Ein Desiderat bleibt auch die genauere Kenntnis über Trogers Frühzeit, über die auch nach Kronbichlers Monografie noch weitgehende Unklarheit herrscht. Zeitgenössische Nachrichten legen nahe, dass der in Welsberg/Südtirol geborene Troger bereits um 1714 in der Werkstatt des Fleimstaler Malers Guiseppe Alberti in Cavalese tätig war. Werke aus dieser Zeit sind nicht dokumentiert, doch hat die Lokalforschung in jüngster Zeit versucht, neu aufgetauchte Freskendekorationen in Mezzocorona [3] und zuletzt in Cavalese [4] für ihn in Anspruch zu nehmen. Kronbichler hat diese Neufunde zwar unter die fraglichen Fresken aufgenommen (F 1-9), doch ein eindeutiges Bekenntnis zu Trogers Autorschaft vermieden. Zumindest eine Beteiligung Trogers an diesen Werken erscheint aber angesichts eines signierten Gemäldes möglich, das stilistisch den Fresken nahesteht, doch von Kronbichler den nicht gesicherten Gemälden zugeordnet wird (Gg 75). Hier besteht noch Diskussionsbedarf, um "Troger vor Troger" beurteilen zu können; [5] Neufunde und Untersuchungen zum künstlerischen Umfeld im Trentino könnten hier weiteren Aufschluss geben. Als gesichert hingegen darf gelten, dass Trogers künstlerische Entwicklung entscheidend durch nicht dokumentierte, aber von Zeitgenossen wie Anton Roschmann und Freiherr von Sperges überlieferte Aufenthalte in Venedig und in Rom befördert wurde. Ein Hinweis auf Trogers Aufenthalt in Venedig könnte die Zeichnung eines Flussgottes in der National Gallery in Washington sein [6], die Troger aufgrund einer alten Beschriftung zugeschrieben wird und deutliche Parallelen zu Zeichnungen Giambattista Piazettas zeigt. Erst in Italien legte Troger die noch näher zu bestimmenden Grundlagen für seine Kunst, die ihn seit 1728 - als er erstmals nördlich der Alpen als Freskomaler tätig war - befähigte, zum bedeutendsten Freskanten und Altarbildmaler der ersten Jahrhunderthälfte in Österreich aufzusteigen.
Anmerkungen:
[1] Vor allem die Stifte in Niederösterreich veranstalteten Ausstellungen um die vor Ort befindlichen Werke Trogers: Paul Troger & Altenburg, Ausst.-Kat.
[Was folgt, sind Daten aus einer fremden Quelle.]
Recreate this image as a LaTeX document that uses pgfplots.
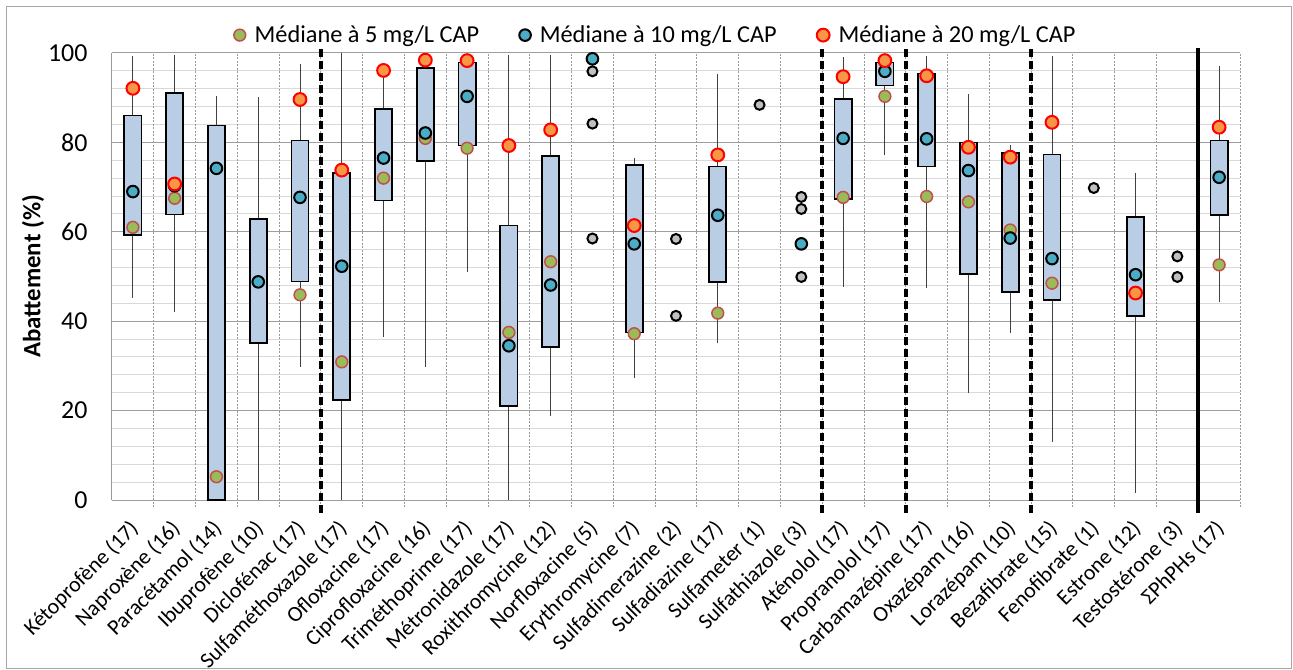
\documentclass[border=0pt]{standalone}
\usepackage{pgfplots}
\pgfplotsset{compat=1.18}
\usepackage{pgfplotstable}
\usepgfplotslibrary{statistics}
\usepackage{fontspec}
\setmainfont{Carlito}
\definecolor{boxfill}{HTML}{B9CDE5}
\definecolor{gfill}{HTML}{9BBB59}
\definecolor{gedge}{HTML}{C0504D}
\definecolor{bfill}{HTML}{4BACC6}
\definecolor{ofill}{HTML}{F79646}
\definecolor{oedge}{HTML}{FF0000}
\definecolor{grfill}{HTML}{C0C0C0}

\pgfplotstableread{
x y
11 98.7
11 95.9
11 84.2
11 58.5
13 58.4
13 41.2
15 88.4
16 67.8
16 65.1
16 49.9
23 69.8
25 54.5
25 49.9
}\graydata

\pgfplotstableread{
x y
0 61.0
1 67.5
2 5.2
4 45.9
5 30.9
6 72.0
7 80.9
8 78.7
9 37.5
10 53.3
12 37.2
14 41.8
17 67.7
18 90.3
19 67.9
20 66.7
21 60.4
22 48.5
26 52.6
}\greendata

\pgfplotstableread{
x y
0 69.0
1 70.3
2 74.2
3 48.8
4 67.7
5 52.3
6 76.5
7 82.1
8 90.3
9 34.5
10 48.1
11 98.7
12 57.3
14 63.7
16 57.3
17 80.9
18 95.9
19 80.8
20 73.7
21 58.6
22 54.0
24 50.4
26 72.2
}\bluedata

\pgfplotstableread{
x y
0 92.1
1 70.7
4 89.6
5 73.8
6 96.1
7 98.4
8 98.3
9 79.3
10 82.8
12 61.4
14 77.2
17 94.7
18 98.3
19 94.9
20 78.9
21 76.7
22 84.5
24 46.3
26 83.4
}\orangedata

\pgfplotsset{
  bx/.style={forget plot,
    boxplot/draw direction=y,
    boxplot/box extend=0.41,
    boxplot/whisker extend=0,
    boxplot/every box/.style={draw=black, line width=1.7bp, fill=boxfill},
    boxplot/every whisker/.style={draw=black!75, line width=0.9bp},
    boxplot/draw/median/.code={}},
}

\begin{document}
\begin{tikzpicture}
\useasboundingbox (-112bp,-170bp) rectangle (1181bp,500bp);
\draw[black!35, line width=1bp] (-105bp,-168bp) rectangle (1179bp,493bp);
\begin{axis}[
  at={(0bp,0bp)}, anchor=south west,
  scale only axis, width=1128bp, height=447bp,
  xmin=-0.5, xmax=26.5, ymin=0, ymax=100,
  clip=false,
  axis line style={draw=none},
  tick style={draw=none},
  xtick={0,...,26},
  xticklabels={K\'etoprof\`ene (17), Naprox\`ene (16), Parac\'etamol (14), Ibuprof\`ene (10), Diclof\'enac (17), Sulfam\'ethoxazole (17), Ofloxacine (17), Ciprofloxacine (16), Trim\'ethoprime (17), M\'etronidazole (17), Roxithromycine (12), Norfloxacine (5), Erythromycine (7), Sulfadimerazine (2), Sulfadiazine (17), Sulfameter (1), Sulfathiazole (3), At\'enolol (17), Propranolol (17), Carbamaz\'epine (17), Oxaz\'epam (16), Loraz\'epam (10), Bezafibrate (15), Fenofibrate (1), Estrone (12), Testost\'erone (3), ΣPhPHs (17)},
  xticklabel style={font=\fontsize{22}{26}\selectfont, xshift=-5bp, rotate=45, anchor=north east, inner sep=13bp},
  ytick={0,20,...,100},
  minor y tick num=4,
  ymajorgrids, yminorgrids,
  major grid style={draw=black!38, line width=1bp},
  minor grid style={draw=black!15, line width=1bp},
  yticklabel style={font=\fontsize{26}{30}\selectfont, xshift=-21bp},
  /pgf/number format/assume math mode=true,
  ylabel={Abattement (\%)},
  ylabel style={font=\fontsize{25}{30}\selectfont\bfseries, at={(axis description cs:-0.070,0.5)}, anchor=center},
  legend columns=3,
  legend style={at={(0.482,1.040)}, anchor=center, draw=none, fill=none,
    font=\fontsize{24.4}{29}\selectfont,
    /tikz/every odd column/.append style={column sep=7bp},
    /tikz/every even column/.append style={column sep=38bp}},
]
% vertical category separators (gridlines)
\draw[black!40, line width=1bp] (axis cs:-0.5,0) -- (axis cs:-0.5,100);
\pgfplotsinvokeforeach{0.5,1.5,...,26.5}{
  \draw[black!40, dash pattern=on 2bp off 1.5bp, line width=0.8bp] (axis cs:#1,-1.6) -- (axis cs:#1,100);
}
% boxes
\addplot[bx, boxplot prepared={draw position=0, lower whisker=45.3, lower quartile=59.3, median=69, upper quartile=86.0, upper whisker=99.4}] coordinates {};
\addplot[bx, boxplot prepared={draw position=1, lower whisker=42.0, lower quartile=63.9, median=70, upper quartile=91.0, upper whisker=99.6}] coordinates {};
\addplot[bx, boxplot prepared={draw position=2, lower whisker=0, lower quartile=0, median=74, upper quartile=83.8, upper whisker=90.4}] coordinates {};
\addplot[bx, boxplot prepared={draw position=3, lower whisker=0, lower quartile=35.2, median=48.8, upper quartile=62.9, upper whisker=90.2}] coordinates {};
\addplot[bx, boxplot prepared={draw position=4, lower whisker=29.8, lower quartile=48.9, median=67.7, upper quartile=80.4, upper whisker=97.5}] coordinates {};
\addplot[bx, boxplot prepared={draw position=5, lower whisker=0, lower quartile=22.4, median=52.3, upper quartile=73.2, upper whisker=100}] coordinates {};
\addplot[bx, boxplot prepared={draw position=6, lower whisker=36.4, lower quartile=67.0, median=76.5, upper quartile=87.5, upper whisker=96.0}] coordinates {};
\addplot[bx, boxplot prepared={draw position=7, lower whisker=29.8, lower quartile=75.8, median=82, upper quartile=96.7, upper whisker=98.4}] coordinates {};
\addplot[bx, boxplot prepared={draw position=8, lower whisker=50.9, lower quartile=79.3, median=90.3, upper quartile=97.9, upper whisker=98.5}] coordinates {};
\addplot[bx, boxplot prepared={draw position=9, lower whisker=0, lower quartile=21.0, median=34.5, upper quartile=61.4, upper whisker=99.6}] coordinates {};
\addplot[bx, boxplot prepared={draw position=10, lower whisker=18.7, lower quartile=34.3, median=48.1, upper quartile=77.0, upper whisker=99.6}] coordinates {};
\addplot[bx, boxplot prepared={draw position=12, lower whisker=27.4, lower quartile=37.5, median=57.3, upper quartile=74.9, upper whisker=76.5}] coordinates {};
\addplot[bx, boxplot prepared={draw position=14, lower whisker=35.2, lower quartile=48.8, median=63.7, upper quartile=74.6, upper whisker=95.2}] coordinates {};
\addplot[bx, boxplot prepared={draw position=17, lower whisker=47.7, lower quartile=67.3, median=80.9, upper quartile=89.7, upper whisker=99.0}] coordinates {};
\addplot[bx, boxplot prepared={draw position=18, lower whisker=77.1, lower quartile=92.7, median=95.9, upper quartile=97.9, upper whisker=99.0}] coordinates {};
\addplot[bx, boxplot prepared={draw position=19, lower whisker=47.4, lower quartile=74.6, median=80.8, upper quartile=95.4, upper whisker=99.3}] coordinates {};
\addplot[bx, boxplot prepared={draw position=20, lower whisker=23.9, lower quartile=50.6, median=73.7, upper quartile=80.0, upper whisker=90.8}] coordinates {};
\addplot[bx, boxplot prepared={draw position=21, lower whisker=37.4, lower quartile=46.5, median=58.6, upper quartile=77.6, upper whisker=79.5}] coordinates {};
\addplot[bx, boxplot prepared={draw position=22, lower whisker=13.0, lower quartile=44.7, median=54.0, upper quartile=77.3, upper whisker=99.3}] coordinates {};
\addplot[bx, boxplot prepared={draw position=24, lower whisker=1.6, lower quartile=41.2, median=50.4, upper quartile=63.3, upper whisker=73.1}] coordinates {};
\addplot[bx, boxplot prepared={draw position=26, lower whisker=44.3, lower quartile=63.8, median=72.2, upper quartile=80.4, upper whisker=97.2}] coordinates {};
% group separators
\pgfplotsinvokeforeach{4.5,16.5,18.5,21.5}{
  \draw[black, line width=3.6bp, dash pattern=on 8bp off 4bp] (axis cs:#1,-2.9) -- (axis cs:#1,101.1);
}
\draw[black, line width=3.8bp] (axis cs:25.5,-2.9) -- (axis cs:25.5,101.1);
% points
\addplot[forget plot, only marks, mark=*, mark size=5bp, draw=black, fill=grfill, line width=2bp] table {\graydata};
\addplot[only marks, mark=*, mark size=5.9bp, draw=gedge, fill=gfill, line width=1.5bp] table {\greendata};
\addlegendentry{Médiane à 5 mg/L CAP}
\addplot[only marks, mark=*, mark size=5.8bp, draw=black, fill=bfill, line width=2bp] table {\bluedata};
\addlegendentry{Médiane à 10 mg/L CAP}
\addplot[only marks, mark=*, mark size=6.4bp, draw=oedge, fill=ofill, line width=2bp] table {\orangedata};
\addlegendentry{Médiane à 20 mg/L CAP}
\end{axis}
\end{tikzpicture}
\end{document}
Stift Altenburg, mit Beiträgen von Andreas Gamerith / Monika Dachs-Nickel, Altenburg 2012; Paul Troger und Stift Zwettl, Ausstellung Stift Zwettl 2012; Österreichs Glorie am Trogerhimmel. Die Göttweiger Kaiserstiege, zum 250. Todesjahr Paul Trogers (1698-1762), Ausst.-Kat. Benediktinerstift Göttweig, mit Beiträgen von Gregor M. Lechner / Bernhard Rameder, Göttweig 2012; Paul Troger im Stift Melk. Ausstellung Stift Melk 2012. Darüber hinaus zu nennen ist Paul Troger. Vision und Andacht. Ausstellung zum 250. Todestag, Ausst.-Kat. Diözesanmuseum St. Pölten, St. Pölten 2012.
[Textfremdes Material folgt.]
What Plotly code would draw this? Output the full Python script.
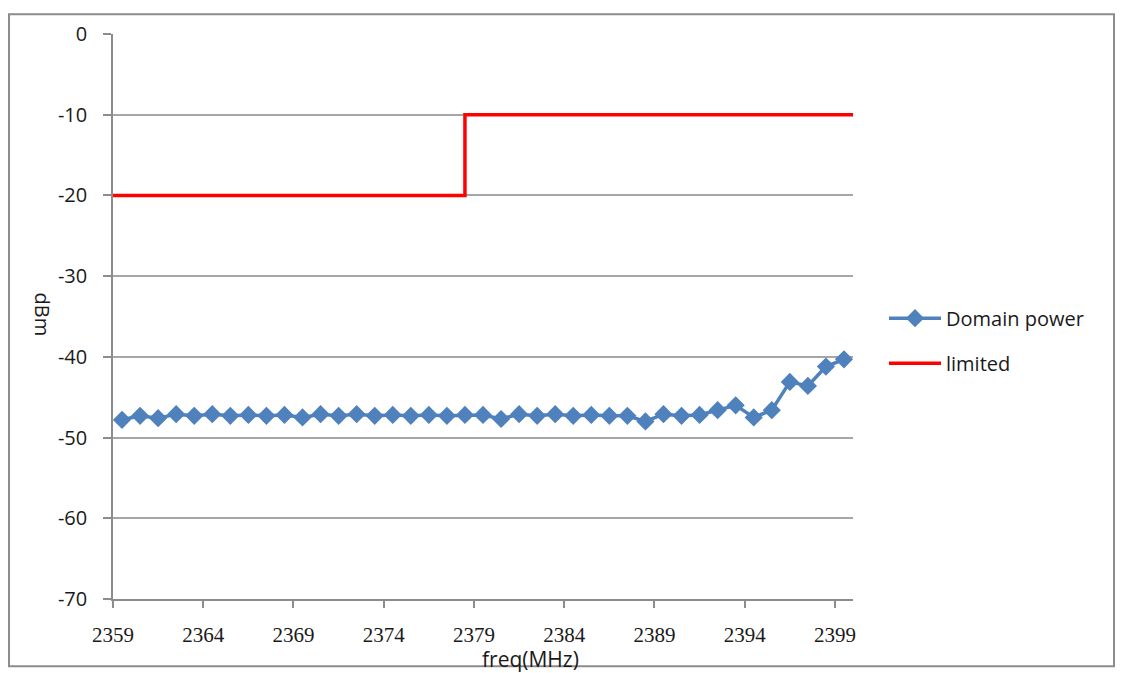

[2] Wanda Aschenbrenner / Gregor Schweighofer: Paul Troger. Leben und Werk, Salzburg 1965.
[3] Paul Troger 1698-1762. Neue Forschungsergebnisse / Novità e revisioni, hg. von Bruno Passamani, Mezzocorona 1997.
[4] Elvio Mich: Per gli inizi di Paul Troger. Un ciclo di affreschi in Casa Ress in Cavalese, in: Der Schlern 86 (2012), 40-49.
[5] Vgl. Hanns-Paul Ties: Paul Troger vor Paul Troger. Überlegungen zu den Deckenfresken im Palazzo Firmian in Mezzocorona, in: Der Schlern 86 (2012), 6-39.
[6] Flussgott, rote Kreide, weiß gehöht, 432 x 531 mm, Washington, National Gallery of Art, Inv. Nr. 2001.63.2, nicht bei Kronbichler.